A Maple Ridge school board candidate is advocating for more conversations around post-pandemic mental health, reconciliation, and gender diversity.
Karen Redkwich, recently retired from a 27-year career in the Vancouver school district, said she hopes to be part of the solution in addressing the many issues currently being faced by the public school system.
“Recently COVID forced school districts to look at different ways to support student learning. Unfortunately, it also left behind some residual difficulties that now need to be addressed,” she explained.
“Mental Health issues are on the rise, reconciliation, gender diversity and special needs students as well as increased projected enrolment and long-range facilities plans to accommodate enrolment should be at the forefront of needed conversations. With inflation on the rise all parameters of family life, especially housing and salaries, are being affected. All of these components then affect things like recruitment and retention of qualified teaching staff which ultimately affects student focus, engagement, and learning.

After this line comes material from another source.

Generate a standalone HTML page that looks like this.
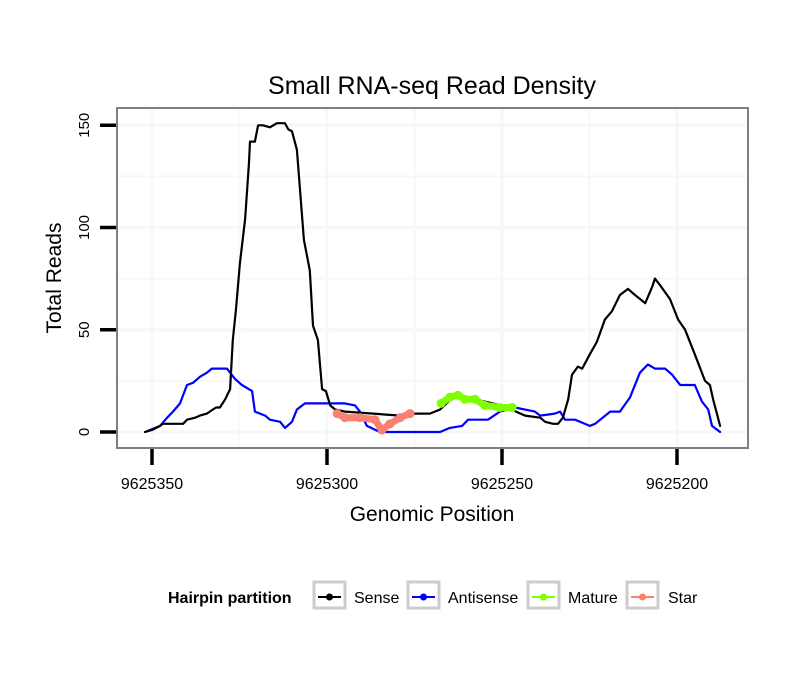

“We need to remember that the generation that is currently enrolled in public schools are the future and investing in our future is crucial,” she said.
Redkwich is the mother of two adult children and a grandmother of a two-year-old toddler.
While raising her own children, she said, she was an active parent volunteer and sat on the Burnaby Winter Club Hockey Committee.
She worked as an administrative assistant in both elementary and secondary schools in Vancouver and spent 16 of those years in a inner-city elementary school.
“There I gained first-hand knowledge of the many obstacles that families and teachers faced – hunger issues, housing problems, student focus and lack of teaching resource materials just to name a few,” she explained.
Her final six years were spent as an employee services divisional advisor where her job was to support the associate superintendent of employee services. She was responsible for all non-union staff positions as well as the principal and vice-principal group. She was also the public recorder for personnel committee meetings that included the trustees and all stakeholder groups.
It was during her work with employee services where she gained experience working alongside the district and senior management team, and she said, she was able to see the processes and obstacles that are inherent when aligning school goals with district direction.
“I feel that this first-hand knowledge will allow me to make rationale decisions while also being able to implement the legal obligations and roles and responsibilities as defined in the School Act and other legislation,” she said.
When she retired, Redkwich along with her husband of 39 years, moved from Burnaby to Maple Ridge to be closer to their grandchild.
If elected school trustee for Maple Ridge, Redkwich promises to strive to develop a clear understanding of the B.C. School Governance model and how it influences and affects district and school decision-making. She also wants to listen to the input of others.
“I really feel that hearing the voices of the many people who make our schools a valuable learning institution and being aware of the implications that organizational strategies have on others is key to successfully helping the school district move forward in a positive and thriving direction,” noted Redkwich.
The Maple Ridge – Pitt Meadows Board of Education is made up of five trustees representing Maple Ridge and two trustees representing Pitt Meadows. They are elected every four years at the same time as the mayor and city council for the two municipalities.
The election will be taking place Saturday, Oct. 15.